Minimum wage jobs will always exist, anyone that works full time should be paid a living wage regardless of the work they do
This isn't a revolutionary concept, it's common sense and it benefits the economy
Common sense?
Okay, then please answer my questions high lighted in this post.
Here's a hypothetical scenario which challenges your "revolutionary concept" of third party interventions in other peoples business as being acceptable business practice...
What if a person makes an agreement with another person to do something and their payment is based on the accomplishment of the task rather than a set time frame, but the person making the bid wasn't as competent as they thought they might be and it takes them much longer than they originally thought,
should they be able to demand more money?
Let's say
@UncleBuck agrees to sanitize all the Wendy's bathrooms in a 500 mile radius for a given amount of money, say $25,000, but the task takes him much longer and his helpers are reluctant to get out of bed and do any work, (he foolishly paid them in advance) and by the time he's gone thru $25,000 in project related expenses he's only half done with the project.
He'll then need to hire some competent workers and of course they'll need some money, and because he's such an honorable man, Uncle Buck realizes for the next several weeks he'll have to work much longer hours himself just to complete the job.

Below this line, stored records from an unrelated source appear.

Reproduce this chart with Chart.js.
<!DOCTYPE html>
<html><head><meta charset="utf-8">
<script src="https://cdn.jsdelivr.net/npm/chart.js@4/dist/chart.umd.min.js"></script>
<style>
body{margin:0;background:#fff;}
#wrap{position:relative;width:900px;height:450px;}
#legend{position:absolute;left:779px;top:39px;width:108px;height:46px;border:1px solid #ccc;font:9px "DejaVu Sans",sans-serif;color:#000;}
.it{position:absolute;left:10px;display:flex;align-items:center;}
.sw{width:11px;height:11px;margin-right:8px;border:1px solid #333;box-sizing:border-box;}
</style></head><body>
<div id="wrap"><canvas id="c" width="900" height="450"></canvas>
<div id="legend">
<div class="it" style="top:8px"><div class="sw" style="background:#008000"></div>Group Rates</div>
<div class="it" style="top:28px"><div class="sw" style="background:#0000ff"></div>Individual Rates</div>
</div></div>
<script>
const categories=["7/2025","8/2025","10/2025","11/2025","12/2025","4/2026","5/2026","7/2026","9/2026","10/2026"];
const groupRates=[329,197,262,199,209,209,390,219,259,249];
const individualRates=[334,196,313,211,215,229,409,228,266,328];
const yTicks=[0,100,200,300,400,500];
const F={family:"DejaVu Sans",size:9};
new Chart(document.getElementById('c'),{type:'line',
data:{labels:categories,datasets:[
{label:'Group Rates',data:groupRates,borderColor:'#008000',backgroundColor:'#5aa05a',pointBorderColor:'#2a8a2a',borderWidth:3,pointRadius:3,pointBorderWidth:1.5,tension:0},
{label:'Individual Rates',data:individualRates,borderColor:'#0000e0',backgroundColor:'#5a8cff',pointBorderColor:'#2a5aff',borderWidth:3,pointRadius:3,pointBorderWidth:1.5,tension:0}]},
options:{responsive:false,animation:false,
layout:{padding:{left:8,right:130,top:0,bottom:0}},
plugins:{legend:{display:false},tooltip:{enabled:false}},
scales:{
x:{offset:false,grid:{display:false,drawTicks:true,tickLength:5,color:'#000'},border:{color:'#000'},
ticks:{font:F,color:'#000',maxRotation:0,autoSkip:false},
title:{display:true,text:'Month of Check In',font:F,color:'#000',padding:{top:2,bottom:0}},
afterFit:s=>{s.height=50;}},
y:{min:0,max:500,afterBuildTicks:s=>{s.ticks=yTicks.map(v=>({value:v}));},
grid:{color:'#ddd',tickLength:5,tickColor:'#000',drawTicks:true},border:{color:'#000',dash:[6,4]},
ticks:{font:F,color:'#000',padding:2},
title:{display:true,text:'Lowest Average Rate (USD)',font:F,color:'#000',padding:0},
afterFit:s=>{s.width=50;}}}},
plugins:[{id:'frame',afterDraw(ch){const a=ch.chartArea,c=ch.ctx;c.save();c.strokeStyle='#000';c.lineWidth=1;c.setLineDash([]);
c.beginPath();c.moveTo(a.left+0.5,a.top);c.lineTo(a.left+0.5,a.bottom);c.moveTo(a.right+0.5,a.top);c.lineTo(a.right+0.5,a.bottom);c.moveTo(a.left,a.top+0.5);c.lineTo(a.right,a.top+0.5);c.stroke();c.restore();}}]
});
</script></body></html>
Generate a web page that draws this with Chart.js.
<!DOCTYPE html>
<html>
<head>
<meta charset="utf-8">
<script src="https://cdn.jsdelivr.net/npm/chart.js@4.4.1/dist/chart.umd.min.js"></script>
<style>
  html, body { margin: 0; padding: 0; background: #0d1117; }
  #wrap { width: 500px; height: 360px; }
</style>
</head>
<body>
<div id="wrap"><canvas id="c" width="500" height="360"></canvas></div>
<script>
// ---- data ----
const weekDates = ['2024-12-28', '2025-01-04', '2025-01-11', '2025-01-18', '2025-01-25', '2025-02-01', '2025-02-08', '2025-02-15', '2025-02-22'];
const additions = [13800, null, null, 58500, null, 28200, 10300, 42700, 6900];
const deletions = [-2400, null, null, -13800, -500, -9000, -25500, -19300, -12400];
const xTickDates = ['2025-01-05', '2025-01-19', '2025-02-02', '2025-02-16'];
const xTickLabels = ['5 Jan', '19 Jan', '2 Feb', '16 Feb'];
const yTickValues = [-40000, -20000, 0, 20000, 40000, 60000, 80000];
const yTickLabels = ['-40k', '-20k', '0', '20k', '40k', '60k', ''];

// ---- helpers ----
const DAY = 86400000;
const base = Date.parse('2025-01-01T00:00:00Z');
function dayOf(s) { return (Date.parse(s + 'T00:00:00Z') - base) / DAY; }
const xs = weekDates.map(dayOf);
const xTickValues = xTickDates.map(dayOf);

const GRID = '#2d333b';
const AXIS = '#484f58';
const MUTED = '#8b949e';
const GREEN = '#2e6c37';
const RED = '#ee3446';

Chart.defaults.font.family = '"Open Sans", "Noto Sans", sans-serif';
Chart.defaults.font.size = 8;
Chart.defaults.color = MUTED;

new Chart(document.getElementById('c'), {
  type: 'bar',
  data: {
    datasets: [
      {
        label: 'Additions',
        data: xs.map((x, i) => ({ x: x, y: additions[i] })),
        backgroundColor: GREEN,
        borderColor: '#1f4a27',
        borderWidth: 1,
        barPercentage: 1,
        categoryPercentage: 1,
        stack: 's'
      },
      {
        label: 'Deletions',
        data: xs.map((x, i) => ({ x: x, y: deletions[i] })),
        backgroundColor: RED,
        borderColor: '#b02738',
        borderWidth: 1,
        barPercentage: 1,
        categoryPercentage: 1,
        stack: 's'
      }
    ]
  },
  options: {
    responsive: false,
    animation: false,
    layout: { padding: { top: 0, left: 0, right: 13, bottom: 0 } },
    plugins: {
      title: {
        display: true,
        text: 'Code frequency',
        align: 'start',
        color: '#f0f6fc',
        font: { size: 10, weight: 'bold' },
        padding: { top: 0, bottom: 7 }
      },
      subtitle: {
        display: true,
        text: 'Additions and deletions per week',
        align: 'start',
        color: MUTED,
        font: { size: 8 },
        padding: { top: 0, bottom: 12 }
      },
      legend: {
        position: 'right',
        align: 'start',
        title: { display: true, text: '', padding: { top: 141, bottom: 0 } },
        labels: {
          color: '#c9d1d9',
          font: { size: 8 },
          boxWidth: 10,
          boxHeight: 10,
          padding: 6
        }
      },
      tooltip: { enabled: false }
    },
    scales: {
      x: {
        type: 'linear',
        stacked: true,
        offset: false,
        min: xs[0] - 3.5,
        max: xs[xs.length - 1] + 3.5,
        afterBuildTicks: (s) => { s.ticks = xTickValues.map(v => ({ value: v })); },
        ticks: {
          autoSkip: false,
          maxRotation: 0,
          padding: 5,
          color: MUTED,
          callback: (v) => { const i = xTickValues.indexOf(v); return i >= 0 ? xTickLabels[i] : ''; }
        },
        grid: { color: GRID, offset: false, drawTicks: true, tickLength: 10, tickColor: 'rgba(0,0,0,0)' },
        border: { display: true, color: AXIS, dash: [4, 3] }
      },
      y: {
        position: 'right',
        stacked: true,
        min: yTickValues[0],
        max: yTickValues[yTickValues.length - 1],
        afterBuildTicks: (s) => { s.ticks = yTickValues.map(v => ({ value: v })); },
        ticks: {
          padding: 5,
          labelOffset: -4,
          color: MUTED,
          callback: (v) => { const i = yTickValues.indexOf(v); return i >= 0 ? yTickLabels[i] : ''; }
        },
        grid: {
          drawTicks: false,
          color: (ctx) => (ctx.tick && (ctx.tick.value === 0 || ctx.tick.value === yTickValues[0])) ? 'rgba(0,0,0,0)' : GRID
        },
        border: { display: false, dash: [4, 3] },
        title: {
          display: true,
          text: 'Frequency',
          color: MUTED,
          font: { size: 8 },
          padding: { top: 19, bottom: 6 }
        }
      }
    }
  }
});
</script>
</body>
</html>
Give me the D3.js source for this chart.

By the end of it, because of poor planning and a host of other overruns, Uncle Buck only completes 2/3rds of the job and it took him so much longer than he originally thought that his hourly rate, for the time he did show up, only came to $6.49 .
Does somebody "owe" him some MORE money so that the amount of time he did work (or claimed to) comes out to at least $15 per hour?
Bonus question
Further, there is a mysterious outbreak of cholera at the bathrooms he DID manage to get to, and signs point to vandalization by a fecal bandit as being the cause.
Who should pay to compensate the infected people?